Source excerpt:
* * * *

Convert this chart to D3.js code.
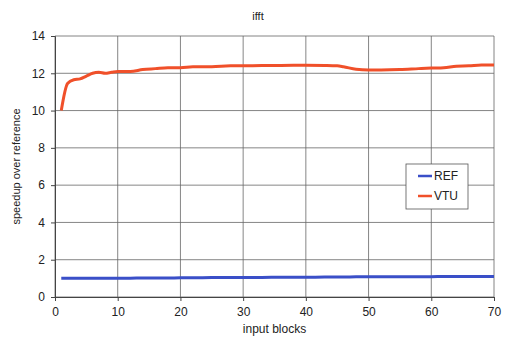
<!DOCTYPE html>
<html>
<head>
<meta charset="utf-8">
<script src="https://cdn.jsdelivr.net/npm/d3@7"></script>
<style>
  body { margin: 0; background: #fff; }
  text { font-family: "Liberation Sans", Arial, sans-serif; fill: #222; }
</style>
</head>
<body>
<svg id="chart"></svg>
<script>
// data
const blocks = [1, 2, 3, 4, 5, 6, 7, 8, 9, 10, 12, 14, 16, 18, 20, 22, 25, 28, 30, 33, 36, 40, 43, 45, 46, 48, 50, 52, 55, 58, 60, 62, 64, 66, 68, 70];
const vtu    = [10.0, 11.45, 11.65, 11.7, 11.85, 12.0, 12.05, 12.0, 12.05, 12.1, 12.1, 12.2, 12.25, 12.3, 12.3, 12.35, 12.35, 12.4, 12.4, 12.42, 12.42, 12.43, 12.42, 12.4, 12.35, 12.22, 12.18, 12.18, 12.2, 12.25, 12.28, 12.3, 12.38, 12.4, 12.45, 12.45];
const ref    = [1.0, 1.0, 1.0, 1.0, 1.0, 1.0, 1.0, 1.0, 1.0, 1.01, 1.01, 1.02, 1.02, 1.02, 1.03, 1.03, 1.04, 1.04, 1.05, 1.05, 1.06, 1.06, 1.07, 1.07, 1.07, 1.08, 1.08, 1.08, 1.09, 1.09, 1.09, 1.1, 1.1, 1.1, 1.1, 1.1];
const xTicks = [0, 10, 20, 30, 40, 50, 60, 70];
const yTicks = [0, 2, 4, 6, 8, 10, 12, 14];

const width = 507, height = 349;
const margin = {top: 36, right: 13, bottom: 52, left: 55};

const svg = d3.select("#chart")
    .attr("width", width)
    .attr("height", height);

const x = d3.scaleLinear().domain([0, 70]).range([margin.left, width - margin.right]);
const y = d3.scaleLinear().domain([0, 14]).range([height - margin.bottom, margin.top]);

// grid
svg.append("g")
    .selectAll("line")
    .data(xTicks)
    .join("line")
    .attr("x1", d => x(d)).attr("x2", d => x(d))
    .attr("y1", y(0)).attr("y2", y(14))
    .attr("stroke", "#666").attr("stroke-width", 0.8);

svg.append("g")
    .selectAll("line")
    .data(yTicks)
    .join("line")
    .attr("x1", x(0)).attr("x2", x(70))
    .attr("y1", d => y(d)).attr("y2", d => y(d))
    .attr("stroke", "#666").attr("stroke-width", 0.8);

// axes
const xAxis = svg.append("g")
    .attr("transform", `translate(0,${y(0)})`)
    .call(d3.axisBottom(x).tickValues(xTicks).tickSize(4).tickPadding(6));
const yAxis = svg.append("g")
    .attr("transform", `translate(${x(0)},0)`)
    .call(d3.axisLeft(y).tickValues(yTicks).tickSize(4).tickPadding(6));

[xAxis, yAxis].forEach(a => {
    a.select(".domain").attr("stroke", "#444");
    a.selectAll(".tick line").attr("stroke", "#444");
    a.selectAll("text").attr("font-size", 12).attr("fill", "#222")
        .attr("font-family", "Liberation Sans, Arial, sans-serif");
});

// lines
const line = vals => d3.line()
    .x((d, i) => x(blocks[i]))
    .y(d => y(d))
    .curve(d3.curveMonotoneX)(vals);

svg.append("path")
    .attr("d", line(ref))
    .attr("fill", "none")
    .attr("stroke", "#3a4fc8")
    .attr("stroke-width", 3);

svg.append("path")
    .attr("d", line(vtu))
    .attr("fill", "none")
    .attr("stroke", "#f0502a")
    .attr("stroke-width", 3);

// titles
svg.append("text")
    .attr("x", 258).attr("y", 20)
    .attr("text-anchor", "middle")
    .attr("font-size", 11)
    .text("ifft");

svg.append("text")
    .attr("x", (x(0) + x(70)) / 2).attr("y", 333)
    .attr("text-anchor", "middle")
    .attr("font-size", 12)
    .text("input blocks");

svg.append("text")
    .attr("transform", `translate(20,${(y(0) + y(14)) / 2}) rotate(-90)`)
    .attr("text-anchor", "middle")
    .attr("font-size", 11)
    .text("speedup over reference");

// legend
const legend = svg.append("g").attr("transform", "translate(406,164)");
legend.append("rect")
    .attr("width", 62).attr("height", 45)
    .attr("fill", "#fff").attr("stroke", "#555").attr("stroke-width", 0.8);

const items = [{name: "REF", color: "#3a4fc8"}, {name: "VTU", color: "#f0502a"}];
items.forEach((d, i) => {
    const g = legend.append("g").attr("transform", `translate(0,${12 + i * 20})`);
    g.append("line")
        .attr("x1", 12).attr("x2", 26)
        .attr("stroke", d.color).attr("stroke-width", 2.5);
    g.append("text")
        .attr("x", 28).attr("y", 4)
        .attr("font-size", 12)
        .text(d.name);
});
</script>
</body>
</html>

* * * *

What needs to be done:
Restate the whole of the material word for word without the pictures.

Result for this exercise:
Convert this chart to D3.js code.
<!DOCTYPE html>
<html>
<head>
<meta charset="utf-8">
<script src="https://cdn.jsdelivr.net/npm/d3@7"></script>
<style>
  body { margin: 0; background: #fff; }
  text { font-family: "Liberation Sans", Arial, sans-serif; fill: #222; }
</style>
</head>
<body>
<svg id="chart"></svg>
<script>
// data
const blocks = [1, 2, 3, 4, 5, 6, 7, 8, 9, 10, 12, 14, 16, 18, 20, 22, 25, 28, 30, 33, 36, 40, 43, 45, 46, 48, 50, 52, 55, 58, 60, 62, 64, 66, 68, 70];
const vtu    = [10.0, 11.45, 11.65, 11.7, 11.85, 12.0, 12.05, 12.0, 12.05, 12.1, 12.1, 12.2, 12.25, 12.3, 12.3, 12.35, 12.35, 12.4, 12.4, 12.42, 12.42, 12.43, 12.42, 12.4, 12.35, 12.22, 12.18, 12.18, 12.2, 12.25, 12.28, 12.3, 12.38, 12.4, 12.45, 12.45];
const ref    = [1.0, 1.0, 1.0, 1.0, 1.0, 1.0, 1.0, 1.0, 1.0, 1.01, 1.01, 1.02, 1.02, 1.02, 1.03, 1.03, 1.04, 1.04, 1.05, 1.05, 1.06, 1.06, 1.07, 1.07, 1.07, 1.08, 1.08, 1.08, 1.09, 1.09, 1.09, 1.1, 1.1, 1.1, 1.1, 1.1];
const xTicks = [0, 10, 20, 30, 40, 50, 60, 70];
const yTicks = [0, 2, 4, 6, 8, 10, 12, 14];

const width = 507, height = 349;
const margin = {top: 36, right: 13, bottom: 52, left: 55};

const svg = d3.select("#chart")
    .attr("width", width)
    .attr("height", height);

const x = d3.scaleLinear().domain([0, 70]).range([margin.left, width - margin.right]);
const y = d3.scaleLinear().domain([0, 14]).range([height - margin.bottom, margin.top]);

// grid
svg.append("g")
    .selectAll("line")
    .data(xTicks)
    .join("line")
    .attr("x1", d => x(d)).attr("x2", d => x(d))
    .attr("y1", y(0)).attr("y2", y(14))
    .attr("stroke", "#666").attr("stroke-width", 0.8);

svg.append("g")
    .selectAll("line")
    .data(yTicks)
    .join("line")
    .attr("x1", x(0)).attr("x2", x(70))
    .attr("y1", d => y(d)).attr("y2", d => y(d))
    .attr("stroke", "#666").attr("stroke-width", 0.8);

// axes
const xAxis = svg.append("g")
    .attr("transform", `translate(0,${y(0)})`)
    .call(d3.axisBottom(x).tickValues(xTicks).tickSize(4).tickPadding(6));
const yAxis = svg.append("g")
    .attr("transform", `translate(${x(0)},0)`)
    .call(d3.axisLeft(y).tickValues(yTicks).tickSize(4).tickPadding(6));

[xAxis, yAxis].forEach(a => {
    a.select(".domain").attr("stroke", "#444");
    a.selectAll(".tick line").attr("stroke", "#444");
    a.selectAll("text").attr("font-size", 12).attr("fill", "#222")
        .attr("font-family", "Liberation Sans, Arial, sans-serif");
});

// lines
const line = vals => d3.line()
    .x((d, i) => x(blocks[i]))
    .y(d => y(d))
    .curve(d3.curveMonotoneX)(vals);

svg.append("path")
    .attr("d", line(ref))
    .attr("fill", "none")
    .attr("stroke", "#3a4fc8")
    .attr("stroke-width", 3);

svg.append("path")
    .attr("d", line(vtu))
    .attr("fill", "none")
    .attr("stroke", "#f0502a")
    .attr("stroke-width", 3);

// titles
svg.append("text")
    .attr("x", 258).attr("y", 20)
    .attr("text-anchor", "middle")
    .attr("font-size", 11)
    .text("ifft");

svg.append("text")
    .attr("x", (x(0) + x(70)) / 2).attr("y", 333)
    .attr("text-anchor", "middle")
    .attr("font-size", 12)
    .text("input blocks");

svg.append("text")
    .attr("transform", `translate(20,${(y(0) + y(14)) / 2}) rotate(-90)`)
    .attr("text-anchor", "middle")
    .attr("font-size", 11)
    .text("speedup over reference");

// legend
const legend = svg.append("g").attr("transform", "translate(406,164)");
legend.append("rect")
    .attr("width", 62).attr("height", 45)
    .attr("fill", "#fff").attr("stroke", "#555").attr("stroke-width", 0.8);

const items = [{name: "REF", color: "#3a4fc8"}, {name: "VTU", color: "#f0502a"}];
items.forEach((d, i) => {
    const g = legend.append("g").attr("transform", `translate(0,${12 + i * 20})`);
    g.append("line")
        .attr("x1", 12).attr("x2", 26)
        .attr("stroke", d.color).attr("stroke-width", 2.5);
    g.append("text")
        .attr("x", 28).attr("y", 4)
        .attr("font-size", 12)
        .text(d.name);
});
</script>
</body>
</html>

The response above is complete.